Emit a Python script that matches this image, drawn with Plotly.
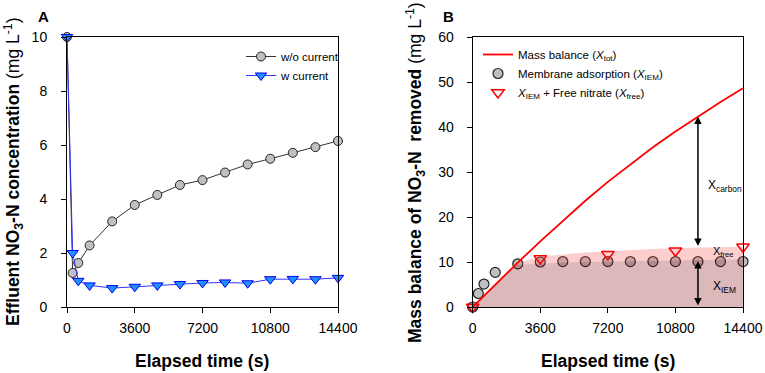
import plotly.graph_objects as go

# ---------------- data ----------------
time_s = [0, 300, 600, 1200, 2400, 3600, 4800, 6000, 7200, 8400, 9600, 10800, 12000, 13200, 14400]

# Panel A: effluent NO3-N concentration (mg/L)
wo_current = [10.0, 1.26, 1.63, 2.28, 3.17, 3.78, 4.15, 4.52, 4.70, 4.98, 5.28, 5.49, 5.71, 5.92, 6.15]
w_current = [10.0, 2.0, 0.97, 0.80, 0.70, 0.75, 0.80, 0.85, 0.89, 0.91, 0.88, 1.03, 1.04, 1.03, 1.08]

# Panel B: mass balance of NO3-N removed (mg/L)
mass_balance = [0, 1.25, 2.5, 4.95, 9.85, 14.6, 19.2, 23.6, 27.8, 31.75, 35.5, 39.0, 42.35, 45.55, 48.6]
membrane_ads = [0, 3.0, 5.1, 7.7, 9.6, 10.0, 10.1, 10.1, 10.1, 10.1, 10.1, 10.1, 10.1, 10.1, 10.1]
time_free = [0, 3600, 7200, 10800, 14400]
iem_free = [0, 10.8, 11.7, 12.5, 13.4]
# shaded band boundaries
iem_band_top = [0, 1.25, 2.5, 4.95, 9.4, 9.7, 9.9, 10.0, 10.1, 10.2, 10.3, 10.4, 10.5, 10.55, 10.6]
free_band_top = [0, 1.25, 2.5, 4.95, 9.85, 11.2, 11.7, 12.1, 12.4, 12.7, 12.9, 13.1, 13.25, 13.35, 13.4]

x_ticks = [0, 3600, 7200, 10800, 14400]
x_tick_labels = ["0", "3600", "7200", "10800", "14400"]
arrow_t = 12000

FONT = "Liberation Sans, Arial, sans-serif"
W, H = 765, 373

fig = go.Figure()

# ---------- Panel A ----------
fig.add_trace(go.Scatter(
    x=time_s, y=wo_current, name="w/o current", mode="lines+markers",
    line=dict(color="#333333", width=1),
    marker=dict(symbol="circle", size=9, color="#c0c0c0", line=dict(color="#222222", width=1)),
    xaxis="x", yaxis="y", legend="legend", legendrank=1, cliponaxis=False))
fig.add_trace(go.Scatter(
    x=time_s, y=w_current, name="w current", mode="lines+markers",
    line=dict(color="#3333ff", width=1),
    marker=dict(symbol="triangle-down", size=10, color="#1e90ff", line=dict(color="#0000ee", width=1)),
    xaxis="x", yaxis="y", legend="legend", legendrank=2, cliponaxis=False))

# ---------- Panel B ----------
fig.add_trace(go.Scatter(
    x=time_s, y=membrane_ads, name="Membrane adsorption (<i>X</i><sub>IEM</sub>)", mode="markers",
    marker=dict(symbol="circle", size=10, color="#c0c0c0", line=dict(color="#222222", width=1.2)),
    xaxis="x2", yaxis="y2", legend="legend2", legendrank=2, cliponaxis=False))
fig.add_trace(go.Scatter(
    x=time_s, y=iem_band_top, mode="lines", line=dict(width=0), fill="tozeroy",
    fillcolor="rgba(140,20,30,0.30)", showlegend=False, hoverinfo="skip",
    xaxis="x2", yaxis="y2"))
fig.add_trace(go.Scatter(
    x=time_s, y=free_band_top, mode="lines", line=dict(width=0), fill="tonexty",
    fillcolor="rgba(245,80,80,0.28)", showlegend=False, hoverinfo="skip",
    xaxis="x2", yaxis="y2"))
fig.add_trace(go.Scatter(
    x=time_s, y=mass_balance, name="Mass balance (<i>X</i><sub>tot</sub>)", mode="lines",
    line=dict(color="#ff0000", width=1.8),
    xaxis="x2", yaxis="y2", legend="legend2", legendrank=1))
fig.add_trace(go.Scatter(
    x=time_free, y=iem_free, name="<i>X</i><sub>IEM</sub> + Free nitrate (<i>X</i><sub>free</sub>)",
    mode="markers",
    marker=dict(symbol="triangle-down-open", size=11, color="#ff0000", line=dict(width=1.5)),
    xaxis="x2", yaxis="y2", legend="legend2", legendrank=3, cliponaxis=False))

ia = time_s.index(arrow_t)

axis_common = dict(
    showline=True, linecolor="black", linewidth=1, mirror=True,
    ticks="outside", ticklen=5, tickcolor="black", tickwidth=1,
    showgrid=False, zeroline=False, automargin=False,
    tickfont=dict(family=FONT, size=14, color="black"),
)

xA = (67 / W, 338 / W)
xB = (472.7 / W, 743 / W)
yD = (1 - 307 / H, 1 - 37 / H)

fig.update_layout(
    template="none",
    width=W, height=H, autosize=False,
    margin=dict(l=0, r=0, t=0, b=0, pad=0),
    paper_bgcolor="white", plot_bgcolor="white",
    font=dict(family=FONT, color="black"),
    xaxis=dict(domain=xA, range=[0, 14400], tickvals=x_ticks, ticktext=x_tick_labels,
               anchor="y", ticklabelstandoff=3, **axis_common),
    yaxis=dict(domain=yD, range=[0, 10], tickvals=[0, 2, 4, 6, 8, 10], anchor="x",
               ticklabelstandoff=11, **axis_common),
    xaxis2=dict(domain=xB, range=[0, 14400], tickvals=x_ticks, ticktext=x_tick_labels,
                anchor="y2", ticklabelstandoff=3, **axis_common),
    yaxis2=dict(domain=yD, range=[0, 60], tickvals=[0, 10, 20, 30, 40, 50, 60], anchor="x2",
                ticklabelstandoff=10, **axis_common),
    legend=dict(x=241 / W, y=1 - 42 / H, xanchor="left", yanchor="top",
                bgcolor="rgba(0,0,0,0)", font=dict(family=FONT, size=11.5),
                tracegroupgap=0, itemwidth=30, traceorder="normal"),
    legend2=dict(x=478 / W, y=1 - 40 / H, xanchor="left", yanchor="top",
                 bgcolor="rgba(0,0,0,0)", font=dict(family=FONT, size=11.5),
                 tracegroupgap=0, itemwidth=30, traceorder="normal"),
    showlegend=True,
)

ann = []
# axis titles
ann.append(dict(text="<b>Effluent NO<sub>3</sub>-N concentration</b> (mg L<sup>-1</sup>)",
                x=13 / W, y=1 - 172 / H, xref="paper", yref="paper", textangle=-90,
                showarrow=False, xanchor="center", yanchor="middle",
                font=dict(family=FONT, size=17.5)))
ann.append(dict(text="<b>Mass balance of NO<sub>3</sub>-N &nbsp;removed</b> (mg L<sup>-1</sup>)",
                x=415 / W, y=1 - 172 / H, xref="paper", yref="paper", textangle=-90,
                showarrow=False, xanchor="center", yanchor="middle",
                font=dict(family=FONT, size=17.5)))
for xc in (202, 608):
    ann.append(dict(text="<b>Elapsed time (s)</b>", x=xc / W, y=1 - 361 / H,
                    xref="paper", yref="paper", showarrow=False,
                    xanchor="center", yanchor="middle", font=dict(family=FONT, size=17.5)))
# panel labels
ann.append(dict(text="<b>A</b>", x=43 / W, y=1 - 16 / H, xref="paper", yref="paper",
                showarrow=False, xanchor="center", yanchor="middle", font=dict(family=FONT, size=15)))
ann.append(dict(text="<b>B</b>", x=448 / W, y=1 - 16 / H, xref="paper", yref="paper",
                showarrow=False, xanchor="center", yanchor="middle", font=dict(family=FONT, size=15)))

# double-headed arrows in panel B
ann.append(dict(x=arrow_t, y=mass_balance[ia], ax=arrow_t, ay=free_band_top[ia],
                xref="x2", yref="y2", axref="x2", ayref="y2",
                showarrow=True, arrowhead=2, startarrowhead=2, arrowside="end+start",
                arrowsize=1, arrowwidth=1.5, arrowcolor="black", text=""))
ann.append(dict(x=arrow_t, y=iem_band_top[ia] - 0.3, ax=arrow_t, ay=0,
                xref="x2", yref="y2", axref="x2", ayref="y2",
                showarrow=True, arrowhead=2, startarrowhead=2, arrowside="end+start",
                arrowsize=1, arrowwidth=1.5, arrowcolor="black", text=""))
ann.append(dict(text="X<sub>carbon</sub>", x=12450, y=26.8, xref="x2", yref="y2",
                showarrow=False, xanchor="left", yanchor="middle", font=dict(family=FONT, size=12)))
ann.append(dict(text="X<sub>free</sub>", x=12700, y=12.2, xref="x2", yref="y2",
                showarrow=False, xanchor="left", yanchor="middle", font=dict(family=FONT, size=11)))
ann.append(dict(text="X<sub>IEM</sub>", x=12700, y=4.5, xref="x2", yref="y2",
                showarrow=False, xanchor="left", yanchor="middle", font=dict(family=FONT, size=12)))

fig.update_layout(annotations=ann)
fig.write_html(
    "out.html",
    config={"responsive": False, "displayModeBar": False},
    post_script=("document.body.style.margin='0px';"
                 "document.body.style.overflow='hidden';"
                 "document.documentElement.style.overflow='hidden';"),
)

-=-=-=-=-

▸ Aim
Give back exactly the lines from the first line of the data through the line with "1.04, 1.03, 1.08]", pictures excluded.

▸ Full solution
Emit a Python script that matches this image, drawn with Plotly.
import plotly.graph_objects as go

# ---------------- data ----------------
time_s = [0, 300, 600, 1200, 2400, 3600, 4800, 6000, 7200, 8400, 9600, 10800, 12000, 13200, 14400]

# Panel A: effluent NO3-N concentration (mg/L)
wo_current = [10.0, 1.26, 1.63, 2.28, 3.17, 3.78, 4.15, 4.52, 4.70, 4.98, 5.28, 5.49, 5.71, 5.92, 6.15]
w_current = [10.0, 2.0, 0.97, 0.80, 0.70, 0.75, 0.80, 0.85, 0.89, 0.91, 0.88, 1.03, 1.04, 1.03, 1.08]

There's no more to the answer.